Neil Leitch, chief executive of the Alliance, said, ‘Pay differentials across the sector are so marginal that an increase in the national living wage often means that all staff within a childcare setting have to get a pay rise.
‘A few weeks ago, the Chancellor announced an extra £66 million in 2020 for early years education against a funding shortfall that currently stands at £662 million.
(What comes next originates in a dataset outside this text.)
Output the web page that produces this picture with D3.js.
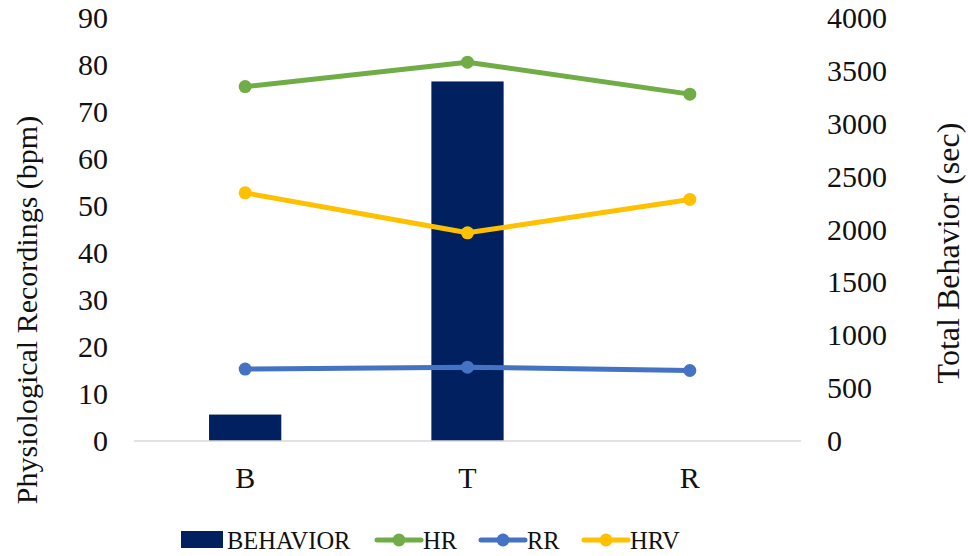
<!DOCTYPE html>
<html lang="en">
<head>
<meta charset="UTF-8">
<title>Behavior and Physiological Recordings</title>
<script src="https://d3js.org/d3.v7.min.js"></script>
<style>
    body { margin: 0; background: #fff; }
    svg text { font-family: "Liberation Serif", "Times New Roman", Times, serif; fill: #111; }
    .tick-label { font-size: 30px; }
    .axis-title { font-size: 30px; }
    .legend-text { font-size: 24.5px; }
</style>
</head>
<body>
<svg id="chart"></svg>
<script>
    const phases = ["B", "T", "R"];
    const behavior = [250, 3400, 0];
    const hr = [75.4, 80.6, 73.8];
    const rr = [15.3, 15.7, 15.0];
    const hrv = [52.8, 44.3, 51.4];
    const leftTicks = [0, 10, 20, 30, 40, 50, 60, 70, 80, 90];
    const rightTicks = [0, 500, 1000, 1500, 2000, 2500, 3000, 3500, 4000];

    const W = 968, H = 556;
    const plot = {left: 134, right: 801, top: 18, bottom: 441};

    const svg = d3.select("#chart").attr("width", W).attr("height", H);

    const x = d3.scaleBand().domain(phases).range([plot.left, plot.right]).paddingInner(0).paddingOuter(0);
    const xBar = d3.scaleBand().domain(phases).range([plot.left, plot.right]).paddingInner(0.675).paddingOuter(0.3375);
    const yL = d3.scaleLinear().domain([0, 90]).range([plot.bottom, plot.top]);
    const yR = d3.scaleLinear().domain([0, 4000]).range([plot.bottom, plot.top]);

    // bars (right axis)
    svg.selectAll(".bar")
        .data(phases.map((p, i) => ({p, v: behavior[i]})).filter(d => d.v > 0))
        .enter().append("rect")
        .attr("x", d => xBar(d.p))
        .attr("y", d => yR(d.v))
        .attr("width", xBar.bandwidth())
        .attr("height", d => yR(0) - yR(d.v))
        .attr("fill", "#002060");

    // baseline
    svg.append("line")
        .attr("x1", plot.left).attr("x2", plot.right)
        .attr("y1", yL(0)).attr("y2", yL(0))
        .attr("stroke", "#d9d9d9").attr("stroke-width", 1.5);

    function clean(g) {
        g.select(".domain").remove();
        g.attr("font-size", null).attr("font-family", null);
        g.selectAll("text").attr("class", "tick-label");
    }

    // left axis labels
    svg.append("g")
        .attr("transform", `translate(${plot.left - 26},0)`)
        .call(d3.axisLeft(yL).tickValues(leftTicks).tickSize(0).tickPadding(0))
        .call(clean);

    // right axis labels
    svg.append("g")
        .attr("transform", `translate(${plot.right + 26},0)`)
        .call(d3.axisRight(yR).tickValues(rightTicks).tickFormat(d3.format("d")).tickSize(0).tickPadding(0))
        .call(clean);

    // x labels
    svg.append("g")
        .attr("transform", `translate(0,${plot.bottom + 26})`)
        .call(d3.axisBottom(x).tickSize(0).tickPadding(0))
        .call(clean);

    // lines
    const series = [
        {name: "HR", values: hr, color: "#70ad47"},
        {name: "RR", values: rr, color: "#4472c4"},
        {name: "HRV", values: hrv, color: "#ffc000"}
    ];
    const line = d3.line()
        .x((d, i) => x(phases[i]) + x.bandwidth() / 2)
        .y(d => yL(d));
    series.forEach(s => {
        svg.append("path")
            .datum(s.values)
            .attr("d", line)
            .attr("fill", "none")
            .attr("stroke", s.color)
            .attr("stroke-width", 5)
            .attr("stroke-linejoin", "round");
        svg.selectAll(null)
            .data(s.values)
            .enter().append("circle")
            .attr("cx", (d, i) => x(phases[i]) + x.bandwidth() / 2)
            .attr("cy", d => yL(d))
            .attr("r", 6.5)
            .attr("fill", s.color);
    });

    // axis titles
    svg.append("text")
        .attr("class", "axis-title")
        .attr("transform", `translate(37,310) rotate(-90)`)
        .attr("text-anchor", "middle")
        .text("Physiological Recordings (bpm)");
    svg.append("text")
        .attr("class", "axis-title")
        .style("font-size", "32px")
        .attr("transform", `translate(959,253) rotate(-90)`)
        .attr("text-anchor", "middle")
        .text("Total Behavior (sec)");

    // legend
    const legendY = 540;
    const legend = svg.append("g");
    legend.append("rect")
        .attr("x", 181).attr("y", legendY - 9).attr("width", 42).attr("height", 17)
        .attr("fill", "#002060");
    legend.append("text").attr("class", "legend-text")
        .attr("x", 227).attr("y", legendY).attr("dy", "0.35em").text("BEHAVIOR");
    const lineLegend = [
        {s: series[0], x0: 377},
        {s: series[1], x0: 481},
        {s: series[2], x0: 584}
    ];
    lineLegend.forEach(d => {
        legend.append("line")
            .attr("x1", d.x0).attr("x2", d.x0 + 44)
            .attr("y1", legendY).attr("y2", legendY)
            .attr("stroke", d.s.color).attr("stroke-width", 5).attr("stroke-linecap", "round");
        legend.append("circle")
            .attr("cx", d.x0 + 22).attr("cy", legendY).attr("r", 6.5).attr("fill", d.s.color);
        legend.append("text").attr("class", "legend-text")
            .attr("x", d.x0 + 46).attr("y", legendY).attr("dy", "0.35em").text(d.s.name);
    });
</script>
</body>
</html>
We warned at the time that any national living wage increase would all but wipe out the extra funding, and today’s announcement confirms that money given with one hand has now been taken away with another.
‘There is no doubt that childcare professionals deserve a pay rise, but without proper funding of the Government’s flagship childcare schemes, this will inflict significant damage on the early years sector and there will be further closures.’
The National Day Nurseries Association (NDNA) said that continually raising the rate of pay and offering it to younger people will ‘sound alarm bells’ for many nursery providers.
‘The Government has a poor record on paying rates which cover the existing costs of delivery. If these higher staffing costs are not fully reflected in the hourly rates, more nurseries will be forced to close their doors’, said chief executive Purnima Tanuku.
‘Plans to widen eligibility for the national living wage to include 21-year-olds will bring in a further 16 per cent of the early years workforce, which will impact hugely on nursery business costs.
‘Our recent workforce survey showed that paying just the statutory minimum would have seen the average nursery’s costs rise by 9.5 per cent over the past three years. At the same time funding rates have stayed flat. As well as ensuring all their staff are paid the statutory increase, there is also a knock-on effect to those paid above that rate.’
Liz Bayram, chief executive of PACEY, said, 'The commitment to increase the national living wage has to be welcomed, as so many early years practitioners are on low-incomes and relying on in-work benefits to survive. But it must be accompanied by increased funding levels for providers delivering Government's early education entitlements. If not, the NLW increase will not be sustainable for these small businesses.
'It is a sorry state of affairs that so many talented practitioners are leaving the sector and the job they love to work in supermarkets or other jobs where they can earn more. Of equal concern would be the closure of more childcare settings, unable to manage the increase in wages and other overheads.'
National chairman of the Federation of Small Businesses (FSB) Mike Cherry said, ‘Those in sectors with tight margins and which are heavily labour-dependent, such as the care sector, will be particularly badly hit without support.
‘The Chancellor must now find ways to help those smaller businesses to meet his ambition, without deterring them from expanding and hiring more employees.
‘We are suggesting to the Government that it should uprate the Employment Allowance introduced by George Osborne to bring down the costs of employment, together with a National Insurance holiday for those that recruit those furthest from work – as promised in the 2017 Conservative Manifesto.
‘Any drop in age eligibility for the National Living Wage should be gradual. A sudden drop to 21 poses a real risk to jobs and the economy. Any reduction should be gradual, with the Low Pay Commission assessing the impact on employment levels after an initial reduction in the 25-year-old threshold before further changes are made.’
Writing on Twitter, the shadow chancellor John McDonnell said, ‘Pathetic attempt at catch up by Tories will fool nobody. Labour will introduce £10 as a minimum as soon as we take office and, rising with living costs, it will mean everyone over the age of 16 will be earning comfortably more than £10.50 an hour by 2024.’
Education announcements
Also speaking at the Conservative party conference was the education secretary Gavin Williamson.
Delivering his speech to the conference in Manchester, he announced plans to ‘super-charge’ further education over the next decade.
This includes:
- Making an extra £120m available to create an institute of technology in every part of the country, opening a total of 20 – one in each major city.
- Opening 11 new maths schools.
- Establishing an expert Skills and Productivity Board of leading industrialists and labour market economists to provide strategic advice on the skills and qualifications the country needs.
The NDNA spoke of its disappointment that the education secretary had very little to say about early years.
Head of policy and external relations Jonathan Broadbery said, ‘Last Friday’s comparative study by Christie & Co showed that the UK has the second lowest level of investment per child in early years despite expanding the number of so-called “free” hours being offered to parents. This speech failed to address the fact that funding rates have stagnated for the last four years, which is now threatening the sustainability of many providers.
‘The funded hours are not free for parents or providers and the Government needs to recognise this and invest in early education in a way that will support efforts to improve quality and outcomes, not short-change the sector expecting more for less.’